*Stated goal*. Set aside the pictures and output only the lines from the one containing "Write the matplotlib code for this chart." up to and including the one containing "plt.rcParams['font.family'] = ['Liberation".
>> BEGIN Given records
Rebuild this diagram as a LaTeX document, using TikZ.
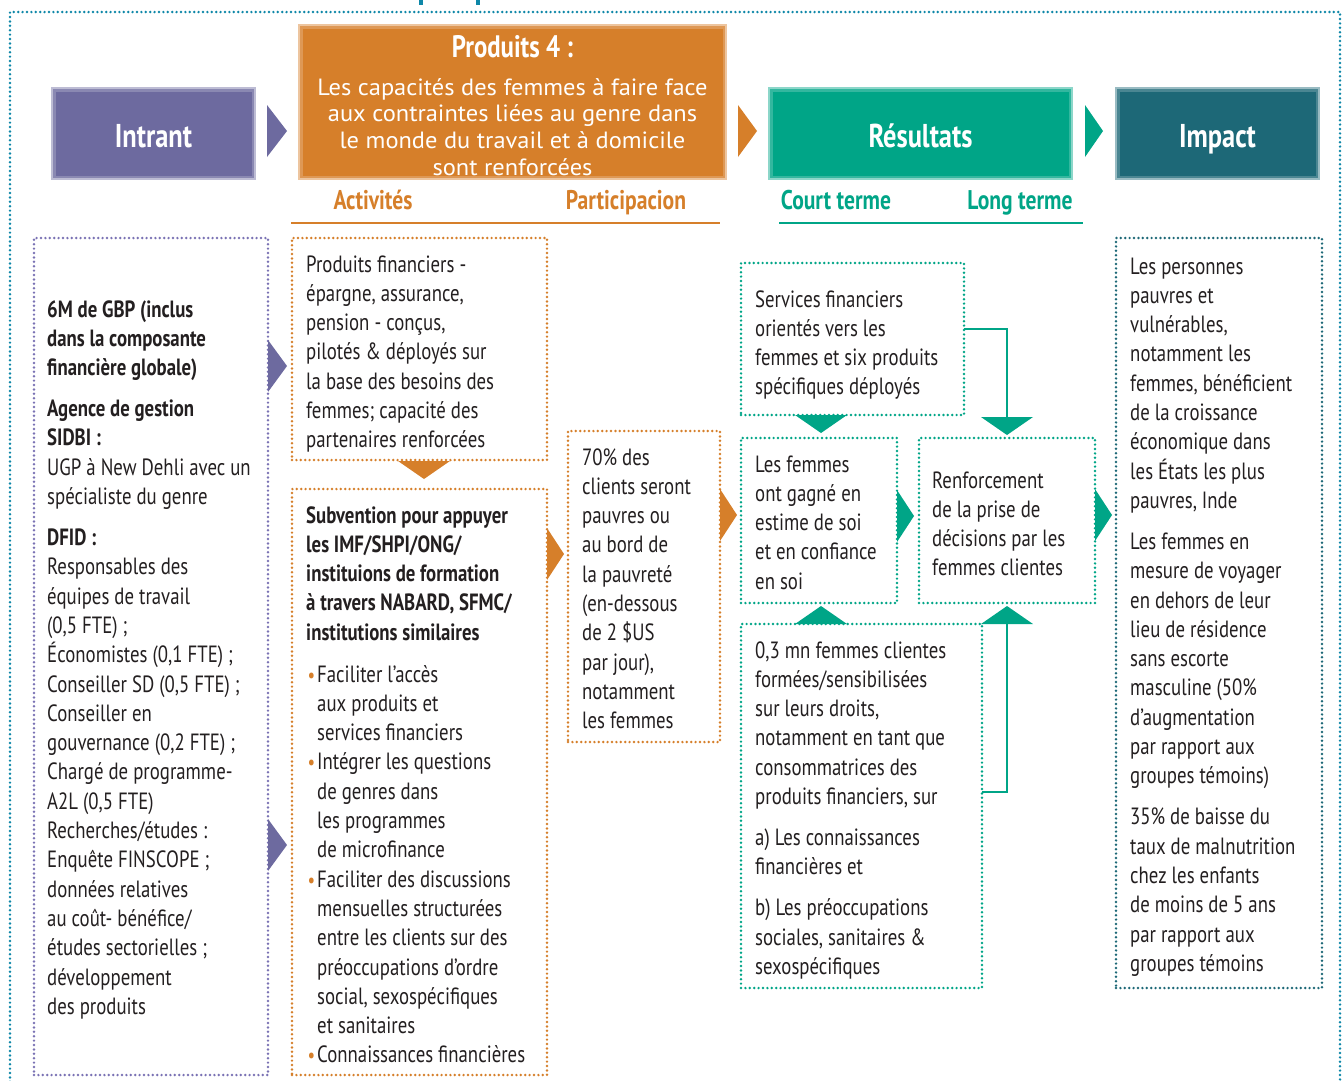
\documentclass[tikz,border=0pt]{standalone}
\usepackage{fontspec}
\setmainfont{PT Sans}[FakeStretch=0.8]
\newfontfamily\hdfont{PT Sans}[FakeStretch=1.04]
\usetikzlibrary{calc}
\definecolor{pur}{HTML}{6D6A9F}
\definecolor{purd}{HTML}{7A72B4}
\definecolor{ora}{HTML}{D67F2A}
\definecolor{tea}{HTML}{00A587}
\definecolor{dte}{HTML}{1D6877}
\definecolor{blu}{HTML}{0E87A8}
\definecolor{txt}{HTML}{231F20}
\tikzset{
  dotline/.style={draw=#1, line width=2.7pt, dash pattern=on 0pt off 4.4pt, line cap=round},
  dotbox/.style={dotline=#1, inner sep=0pt, outer sep=0pt, anchor=north west},
  hdrbox/.style={inner sep=0pt, outer sep=0pt},
  hlab/.style={anchor=base, inner sep=0pt, text=white, font=\bfseries\fontsize{33}{36}\selectfont},
  sublab/.style={anchor=base, inner sep=0pt, text=#1, font=\bfseries\fontsize{27}{30}\selectfont},
  body/.style={anchor=base west, inner sep=0pt, text=txt, font=\fontsize{23.5}{29.3}\selectfont},
  conn/.style={draw=tea, line width=1.5pt},
}
\newcommand\lines[1]{\parbox[t]{400pt}{\raggedright #1}}
\newcommand\bul{\makebox[0pt][r]{\textcolor{ora}{\fontsize{21}{21}\selectfont\textbullet}\hspace{2pt}}}
\newcommand\softbox[2]{%
  \fill[#2!45] (#1.south west) rectangle (#1.north east);
  \fill[#2!80] ($(#1.south west)+(2,-2)$) rectangle ($(#1.north east)+(-2,2)$);
  \fill[#2] ($(#1.south west)+(4.5,-4.5)$) rectangle ($(#1.north east)+(-4.5,4.5)$);}
\begin{document}
\begin{tikzpicture}[x=1pt,y=-1pt]
\useasboundingbox (0,0) rectangle (1343,1080);
\fill[white] (0,0) rectangle (1343,1080);
% clipped title remnants
\fill[blu] (419,0) rectangle (422.5,5);
\fill[blu] (476,0) rectangle (479.5,5);
% outer frame
\draw[dotline=blu] (10,1095) -- (10,12) -- (1340,12) -- (1340,1095);

% header boxes
\node[hdrbox, minimum width=205pt, minimum height=93pt] (intr) at (153.5,133.5) {};
\softbox{intr}{pur}
\node[hdrbox, minimum width=429pt, minimum height=156pt] (prod) at (512.5,102) {};
\softbox{prod}{ora}
\node[hdrbox, minimum width=305pt, minimum height=93pt] (resu) at (920.5,133.5) {};
\softbox{resu}{tea}
\node[hdrbox, minimum width=205pt, minimum height=93pt] (impa) at (1217.5,133.5) {};
\softbox{impa}{dte}

\node[hlab] (lintr) at (153.5,147) {Intrant};
\node[hlab] (lresu) at (920.5,147) {Résultats};
\node[hlab] (limpa) at (1217.5,147) {Impact};
\node[anchor=base, inner sep=0pt, text=white, font=\bfseries\fontsize{31}{34}\selectfont] (ptitle) at (512.5,57) {Produits 4 :};
\node[anchor=base, inner sep=0pt, text=white, font=\hdfont\fontsize{23.5}{26.7}\selectfont] (psub) at (512.5,95)
  {\parbox[t]{425pt}{\centering Les capacités des femmes à faire face\\aux contraintes liées au genre dans\\le monde du travail et à domicile\\sont renforcées}};

% header arrows
\fill[pur] ($(intr.east)+(11,-28.5)$) -- ($(intr.east)+(31,-2.5)$) -- ($(intr.east)+(11,23.5)$) -- cycle;
\fill[ora] (738,105) -- (757,131) -- (738,157) -- cycle;
\fill[tea] ($(resu.east)+(12,-28.5)$) -- ($(resu.east)+(30,-2.5)$) -- ($(resu.east)+(12,23.5)$) -- cycle;

% sub labels
\node[sublab=ora] (lact) at (373,209) {Activités};
\node[sublab=ora] (lpar) at (626,209) {Participacion};
\node[sublab=tea] (lcou) at (836,209) {Court terme};
\node[sublab=tea] (llon) at (1020,209) {Long terme};
\draw[ora, line width=2.5pt] (291,223) -- (720,223);
\draw[tea, line width=2.5pt] (779,223) -- (1083,223);

% column boxes
\node[dotbox=purd, minimum width=234pt, minimum height=837pt] (inb) at (34,238) {};
\node[dotbox=ora, minimum width=255pt, minimum height=222pt] (act1) at (292,238) {};
\node[dotbox=ora, minimum width=255pt, minimum height=586pt] (act2) at (292,489) {};
\node[dotbox=ora, minimum width=152pt, minimum height=311pt] (part) at (568,431) {};
\node[dotbox=tea, minimum width=223pt, minimum height=152pt] (svc) at (741,263) {};
\node[dotbox=tea, minimum width=156pt, minimum height=165pt] (fem) at (741,438) {};
\node[dotbox=tea, minimum width=176pt, minimum height=165pt] (ren) at (919,438) {};
\node[dotbox=tea, minimum width=241pt, minimum height=364pt] (bot) at (741,624) {};
\node[dotbox=dte, minimum width=206pt, minimum height=750pt] (imp) at (1116,238) {};

% arrowheads between columns
\fill[pur] (268,340) -- (287,366) -- (268,392) -- cycle;
\fill[pur] (268,819) -- (287,845) -- (268,871) -- cycle;
\fill[ora] (398,461) -- (450,461) -- (424,479) -- cycle;
\fill[ora] (547,528) -- (564,554) -- (547,580) -- cycle;
\fill[ora] (720,489) -- (737,515) -- (720,541) -- cycle;
\fill[tea] (795,415) -- (847,415) -- (821,433) -- cycle;
\fill[tea] (981,417) -- (1033,417) -- (1007,435) -- cycle;
\fill[tea] (897,490) -- (914,516) -- (897,542) -- cycle;
\fill[tea] (1095,489) -- (1112,515) -- (1095,541) -- cycle;
\fill[tea] (795,624) -- (847,624) -- (821,606) -- cycle;
\fill[tea] (981,624) -- (1033,624) -- (1007,606) -- cycle;
% connectors
\draw[conn] (svc.east |- 0,329) -- (1007,329) -- (1007,418);
\draw[conn] (bot.east |- 0,792) -- (1007,792) -- (1007,623);

% texts
\node[body] (tin) at (47,317) {\lines{\bfseries 6M de GBP (inclus\\dans la composante\\financière globale)\\[11.7pt]Agence de gestion\\SIDBI :\\\mdseries UGP à New Dehli avec un\\spécialiste du genre\\[11.7pt]\bfseries DFID :\\\mdseries Responsables des\\équipes de travail\\(0,5 FTE) ;\\Économistes (0,1 FTE) ;\\Conseiller SD (0,5 FTE) ;\\Conseiller en\\gouvernance (0,2 FTE) ;\\Chargé de programme-\\A2L (0,5 FTE)\\Recherches/études :\\Enquête FINSCOPE ;\\données relatives\\au coût- bénéfice/\\études sectorielles ;\\développement\\des produits}};

\node[body] (tact1) at (306,272) {\lines{Produits financiers -\\épargne, assurance,\\pension - conçus,\\pilotés \& déployés sur\\la base des besoins des\\femmes; capacité des\\partenaires renforcées}};

\node[body] (tact2) at (306,523) {\lines{\bfseries Subvention pour appuyer\\les IMF/SHPI/ONG/\\instituions de formation\\à travers NABARD, SFMC/\\institutions similaires}};

\node[body] (tact3) at (317,682) {\lines{\bul Faciliter l’accès\\aux produits et\\services financiers\\\bul Intégrer les questions\\de genres dans\\les programmes\\de microfinance\\\bul Faciliter des discussions\\mensuelles structurées\\entre les clients sur des\\préoccupations d’ordre\\social, sexospécifiques\\et sanitaires\\\bul Connaissances financières}};

\node[body] (tpart) at (582,465) {\lines{70\% des\\clients seront\\pauvres ou\\au bord de\\la pauvreté\\(en-dessous\\de 2 \$US\\par jour),\\notamment\\les femmes}};

\node[body] (tsvc) at (755,307) {\lines{Services financiers\\orientés vers les\\femmes et six produits\\spécifiques déployés}};

\node[body] (tfem) at (755,472) {\lines{Les femmes\\ont gagné en\\estime de soi\\et en confiance\\en soi}};

\node[body] (tren) at (932,488) {\lines{Renforcement\\de la prise de\\décisions par les\\femmes clientes}};

\node[body] (tbot) at (755,658) {\lines{0,3 mn femmes clientes\\formées/sensibilisées\\sur leurs droits,\\notamment en tant que\\consommatrices des\\produits financiers, sur\\[11.7pt]a) Les connaissances\\financières et\\[11.7pt]b) Les préoccupations\\sociales, sanitaires \&\\sexospécifiques}};

\node[body] (timp) at (1130,274) {\lines{Les personnes\\pauvres et\\vulnérables,\\notamment les\\femmes, bénéficient\\de la croissance\\économique dans\\les États les plus\\pauvres, Inde\\[11.7pt]Les femmes en\\mesure de voyager\\en dehors de leur\\lieu de résidence\\sans escorte\\masculine (50\%\\d’augmentation\\par rapport aux\\groupes témoins)\\[11.7pt]35\% de baisse du\\taux de malnutrition\\chez les enfants\\de moins de 5 ans\\par rapport aux\\groupes témoins}};
\end{tikzpicture}
\end{document}
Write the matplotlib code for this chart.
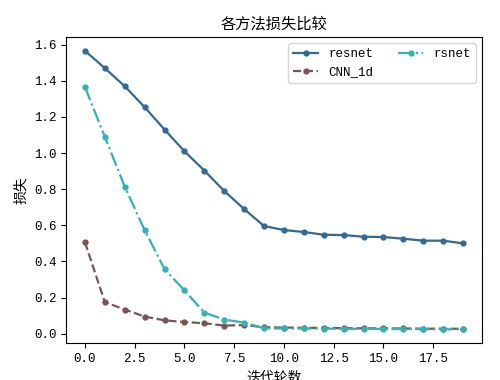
import matplotlib
matplotlib.use('Agg')
import matplotlib.pyplot as plt
import numpy as np

plt.rcParams['font.family'] = ['Liberation Mono', 'Noto Sans CJK SC']

# loss values per epoch
epochs = np.arange(20)
resnet = [1.566, 1.47, 1.37, 1.254, 1.13, 1.01, 0.903, 0.79, 0.69, 0.596,
          0.574, 0.563, 0.548, 0.546, 0.537, 0.535, 0.526, 0.515, 0.515, 0.50]
cnn_1d = [0.507, 0.175, 0.134, 0.095, 0.074, 0.065, 0.058, 0.045, 0.048, 0.036,
          0.034, 0.033, 0.032, 0.031, 0.030, 0.030, 0.029, 0.028, 0.028, 0.027]
rsnet = [1.366, 1.09, 0.814, 0.574, 0.357, 0.24, 0.117, 0.078, 0.062, 0.03,
         0.029, 0.029, 0.028, 0.027, 0.027, 0.026, 0.026, 0.025, 0.025, 0.025]

fig, ax = plt.subplots(figsize=(5, 3.8), dpi=100)
ax.plot(epochs, resnet, '-', marker='o', markersize=3.5, color='#2f6b96', linewidth=1.6, label='resnet')
ax.plot(epochs, cnn_1d, '--', marker='o', markersize=3.5, color='#7b5352', linewidth=1.6, label='CNN_1d')
ax.plot(epochs, rsnet, '-.', marker='o', markersize=3.5, color='#2fb4b6', linewidth=1.6, label='rsnet')

ax.set_title('各方法损失比较', fontsize=11)
ax.set_xlabel('迭代轮数', fontsize=10)
ax.set_ylabel('损失', fontsize=10)
ax.set_xticks(np.arange(0, 20, 2.5))
ax.set_yticks(np.arange(0, 1.61, 0.2))
ax.tick_params(labelsize=9)
ax.legend(ncol=2, loc='upper right', fontsize=9)

fig.subplots_adjust(left=0.132, right=0.964, top=0.903, bottom=0.097)
fig.savefig('out.png')
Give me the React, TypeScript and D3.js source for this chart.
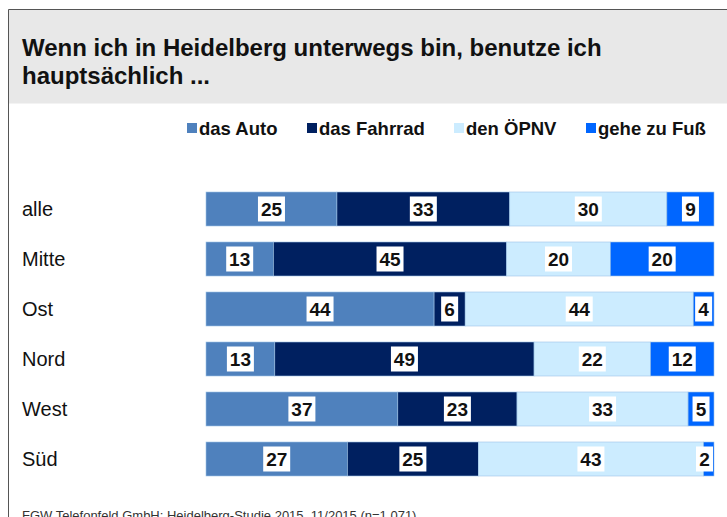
>> END Given records
*Answer to this exercise*.
Write the matplotlib code for this chart.
import matplotlib
matplotlib.use('Agg')
import matplotlib.pyplot as plt
import numpy as np

plt.rcParams['font.family'] = ['Liberation Mono', 'Noto Sans CJK SC']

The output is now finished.